1. The refused instructions were: ‘If the evidence in this case [as to any particular count] is susceptible of two constructions or interpretations, each of which appears to you to be reasonable, and one of which points to the guilt of the defendant, and the other to his innocence, it is your duty, under the law, to adopt that interpretation which will admit of the defendant's innocence, and reject that which points to his guilt. ‘You will notice that this rule applies only when both of the two possible opposing conclusions appear to you to be reasonable. If, on the other hand, one of the possible conclusions should appear to you to be reasonable and the other to be unreasonable, it would be your duty to adhere to the reasonable deduction and to reject the unreasonable, bearing in mind, however, that even if the reasonable deduction points to defendant's guilt, the entire proof must carry the convincing force required by law to support a verdict of guilt.’ ‘Where the guilt of the defendant is predicated upon circumstantial evidence, the character of evidence must be not only be consistent with the hypothesis of guilt but inconsistent with any rational hypothesis of innocence.’
2. In Barker v.
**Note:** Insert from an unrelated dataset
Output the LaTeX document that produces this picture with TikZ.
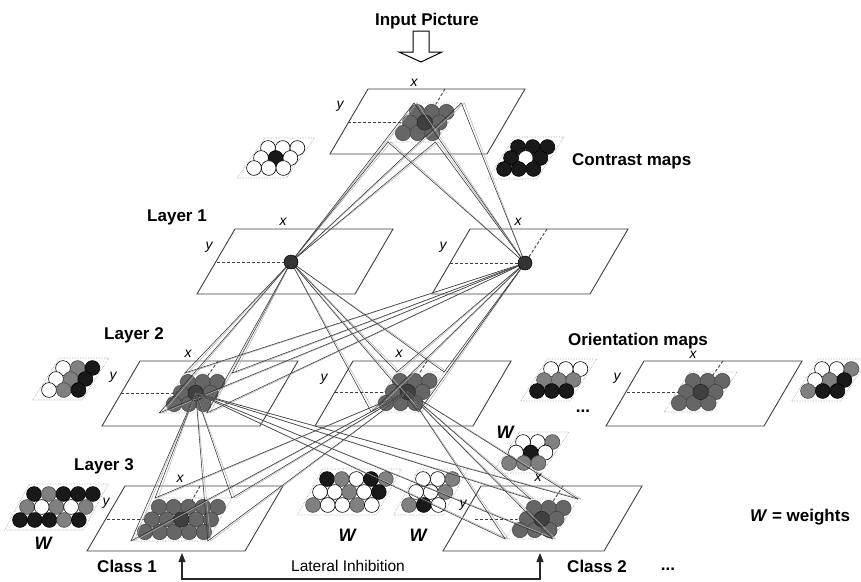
\documentclass[tikz,border=0pt]{standalone}
\usepackage{fontspec}
\setmainfont{Liberation Sans}
\usetikzlibrary{arrows.meta}
\newcommand\drawplane[3]{\draw[plane] (#1,#2) -- ++(#3,0) -- ++(-38,65) -- ++(-#3,0) -- cycle;}
\newcommand\spatch[8]{%
  \pgfmathsetmacro\pS{7/#6}%
  \pgfmathsetmacro\pW{14.7*(#4-1)}%
  \pgfmathsetmacro\pH{#6*(#5-1)}%
  \coordinate (#1-tl) at ({#2-9+9*\pS},{#3-9});%
  \coordinate (#1-tr) at ({#2+\pW+9+9*\pS},{#3-9});%
  \coordinate (#1-br) at ({#2+\pW+9-(\pH+9)*\pS},{#3+\pH+9});%
  \coordinate (#1-bl) at ({#2-9-(\pH+9)*\pS},{#3+\pH+9});%
  \coordinate (#1-c) at ({#2+14.7*(#7-1)-7*(#8-1)},{#3+#6*(#8-1)});%
  \draw[pbox] (#1-tl) -- (#1-tr) -- (#1-br) -- (#1-bl) -- cycle;%
  \foreach \ii in {1,...,#5}{\foreach \jj in {1,...,#4}{%
    \filldraw[sph] ({#2+14.7*(\jj-1)-7*(\ii-1)},{#3+#6*(\ii-1)}) circle (7.7pt);}}%
  \filldraw[sphd] (#1-c) circle (7.7pt);%
}
\newcommand\wmap[7]{%
  \pgfmathsetmacro\pS{7/#3}%
  \pgfmathsetmacro\pW{14.7*(#4-1)}%
  \pgfmathsetmacro\pH{#3*2}%
  \draw[pbox] ({#1-10+10*\pS},{#2-10}) -- ({#1+\pW+10+10*\pS},{#2-10}) -- ({#1+\pW+10-(\pH+10)*\pS},{#2+\pH+10}) -- ({#1-10-(\pH+10)*\pS},{#2+\pH+10}) -- cycle;%
  \foreach \kk [count=\jj] in {#5}{\filldraw[c\kk] ({#1+14.7*(\jj-1)},{#2}) circle (7.4pt);}%
  \foreach \kk [count=\jj] in {#6}{\filldraw[c\kk] ({#1+14.7*(\jj-1)-7},{#2+#3}) circle (7.4pt);}%
  \foreach \kk [count=\jj] in {#7}{\filldraw[c\kk] ({#1+14.7*(\jj-1)-14},{#2+2*#3}) circle (7.4pt);}%
}
\begin{document}
\begin{tikzpicture}[x=1pt,y=-1pt,
  plane/.style={draw=black!75, line width=0.9pt},
  dsh/.style={draw=black!75, line width=0.9pt, dash pattern=on 3pt off 2pt},
  pbox/.style={draw=black!35, line width=0.6pt, densely dotted},
  sph/.style={fill=black!60, draw=black!75, line width=0.5pt},
  sphd/.style={fill=black!75, draw=black!85, line width=0.5pt},
  cw/.style={fill=white, draw=black, line width=0.6pt},
  cg/.style={fill=black!50, draw=black!70, line width=0.6pt},
  cb/.style={fill=black!90, draw=black, line width=0.6pt},
  conn/.style={draw=black!80, line width=0.55pt},
  connl/.style={draw=black!30, line width=0.5pt},
  lbl/.style={font=\fontsize{17}{20}\selectfont\bfseries, inner sep=0pt},
  axl/.style={font=\fontsize{14}{16}\selectfont\itshape, inner sep=0pt},
  wlab/.style={font=\fontsize{18}{20}\selectfont\bfseries\itshape, inner sep=0pt},
  l1unit/.style={fill=black!80, draw=black, line width=0.5pt}
]
\fill[white] (0,0) rectangle (861,581);
\useasboundingbox (0,0) rectangle (861,581);

% planes
\drawplane{368}{89}{157}
\drawplane{235}{229}{158}
\drawplane{470}{229}{158}
\drawplane{140}{361}{158}
\drawplane{353}{361}{158}
\drawplane{644}{361}{158}
\drawplane{125}{486}{158}
\drawplane{481}{486}{161}

\coordinate (n1) at (291,262);
\coordinate (n2) at (525,263);
% patch centres for dashed lines (same as spatch centres)
\coordinate (tpc) at (424.7,122.5);
\coordinate (pac) at (195.7,393);
\coordinate (pbc) at (407.7,392);
\coordinate (pcc) at (700.7,392);
\coordinate (qac) at (181.4,519.5);
\coordinate (qbc) at (541.7,519);

% dashed axes
\draw[dsh] (348,122.5) -- (tpc);  \draw[dsh] (445,89) -- (tpc);
\draw[dsh] (217,262) -- (n1);
\draw[dsh] (450,263) -- (n2);     \draw[dsh] (547,229) -- (n2);
\draw[dsh] (121,393) -- (pac);    \draw[dsh] (218,361) -- (pac);
\draw[dsh] (335,392) -- (pbc);    \draw[dsh] (427,361) -- (pbc);
\draw[dsh] (627,392) -- (pcc);    \draw[dsh] (723,361) -- (pcc);
\draw[dsh] (107,519.5) -- (qac);  \draw[dsh] (200,486) -- (qac);
\draw[dsh] (475,519) -- (qbc);    \draw[dsh] (563,486) -- (qbc);

% sphere patches
\spatch{tp}{417}{112}{3}{3}{10.5}{2}{2}
\spatch{pa}{188}{382}{3}{3}{11}{2}{2}
\spatch{pb}{400}{381}{3}{3}{11}{2}{2}
\spatch{pc}{693}{381}{3}{3}{11}{2}{2}
\spatch{qa}{159}{507}{5}{3}{12.5}{3}{2}
\spatch{qb}{534}{508}{3}{3}{11}{2}{2}

% weight maps
\wmap{268}{148}{10}{3}{w,w,w}{w,b,w}{w,w,w}
\wmap{518}{147}{11}{3}{b,b,b}{b,w,b}{b,b,b}
\wmap{63}{368}{11}{3}{w,g,b}{w,g,b}{w,g,b}
\wmap{551}{369}{11}{3}{w,w,w}{g,g,g}{b,b,b}
\wmap{822}{369}{11}{3}{w,w,g}{w,g,b}{g,b,b}
\wmap{34}{494}{13}{5}{b,g,b,b,b}{g,w,g,w,g}{b,b,b,g,b}
\wmap{327}{479}{13}{5}{b,g,w,b,g}{w,w,g,w,b}{g,w,w,g,w}
\wmap{423}{479}{13}{3}{w,w,g}{w,w,g}{g,b,w}
\wmap{523}{442}{10.5}{3}{w,w,g}{w,b,w}{g,g,g}

% connectors
\foreach \n in {n1,n2}{\foreach \k in {tl,tr,br,bl}{
  \draw[connl] (\n) -- ([xshift=3pt]tp-\k);
  \draw[conn] (\n) -- (tp-\k);}}
\foreach \n in {n1,n2}{\foreach \p in {pa,pb}{\foreach \k in {tl,tr,br,bl}{
  \draw[connl] (\n) -- ([xshift=3pt]\p-\k);
  \draw[conn] (\n) -- (\p-\k);}}}
\foreach \p in {pa,pb}{\foreach \q in {qa,qb}{\foreach \k in {tl,tr,br,bl}{
  \draw[connl] (\p-c) -- ([xshift=3pt]\q-\k);
  \draw[conn] (\p-c) -- (\q-\k);}}}

% layer-1 units
\filldraw[l1unit] (n1) circle (7pt);
\filldraw[l1unit] (n2) circle (7pt);

% input arrow
\draw[line width=1pt, fill=white] (413,31) -- (429,31) -- (429,52) -- (442,52) -- (421,62) -- (399,52) -- (413,52) -- cycle;

% lateral inhibition
\coordinate (la1) at (182,579);
\coordinate (la2) at (540,579);
\coordinate (ta1) at (182,553);
\coordinate (ta2) at (540,553);
\draw[black!85, line width=1.1pt, {Triangle[width=7pt,length=9pt]}-{Triangle[width=7pt,length=9pt]}] (ta1) -- (la1) -- (la2) -- (ta2);

% labels
\node[lbl, anchor=base] (tin) at (427,25) {Input Picture};
\node[lbl, anchor=base west] (tcon) at (572,165) {Contrast maps};
\node[lbl, anchor=base] (tl1) at (177,221) {Layer 1};
\node[lbl, anchor=base] (tl2) at (134,339) {Layer 2};
\node[lbl, anchor=base] (tl3) at (104,470) {Layer 3};
\node[lbl, anchor=base] (tor) at (638,345) {Orientation maps};
\node[lbl, anchor=base] (tc1) at (127,572) {Class 1};
\node[lbl, anchor=base] (tc2) at (597,572) {Class 2};
\node[font=\fontsize{15.5}{18}\selectfont, inner sep=0pt, anchor=base] (tlat) at (348,571) {Lateral Inhibition};
\node[lbl, anchor=base] (tw) at (800,521) {\textit{W} = weights};
\node[lbl] (dots1) at (583,411) {...};
\node[lbl] (dots2) at (668,569) {...};

\foreach \pt [count=\i] in {(414,83),(283,222),(518,222),(188,354),(399,354),(693,355),(180,479),(538,478)}
  \node[axl] (ax\i) at \pt {x};
\foreach \pt [count=\i] in {(340,106),(209,247),(443,247),(113,377),(324,379),(617,378),(106,503),(463,505)}
  \node[axl] (ay\i) at \pt {y};
\foreach \pt [count=\i] in {(43,543),(347,535),(418,535),(505,432)}
  \node[wlab] (wl\i) at \pt {W};
\end{tikzpicture}
\end{document}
Gould, 122 Cal. 240, at page 243, 54 P. 845, at page 846, the court stated: ‘There was no evidence of any visible or open flow of water from the creek to the tunnel, but the defendants sought to establish the fact by means of expert testimony, based upon the geological formation of the surrounding country, the direction and angle of dip of the strata, the character of rock of the different strata, and the character of the intervening seams. * * * The conclusion of each expert witness was but an opinion formed by him from his knowledge of the science applicable to the subject-matter of the investigation, and his capacity for forming this opinion, as well as the value to which the opinion was entitled, depended upon the extent of his studies and of his experience in reference to that subject, and also upon the extent to which he had applied the knowledge thus acquired by him to this particular subject. His testimony was not of a fact, but was merely his deduction from other facts under the theory adopted by him as the result of his previous studies and experience.’
SHINN, P. J., and PARKER WOOD, J., concur.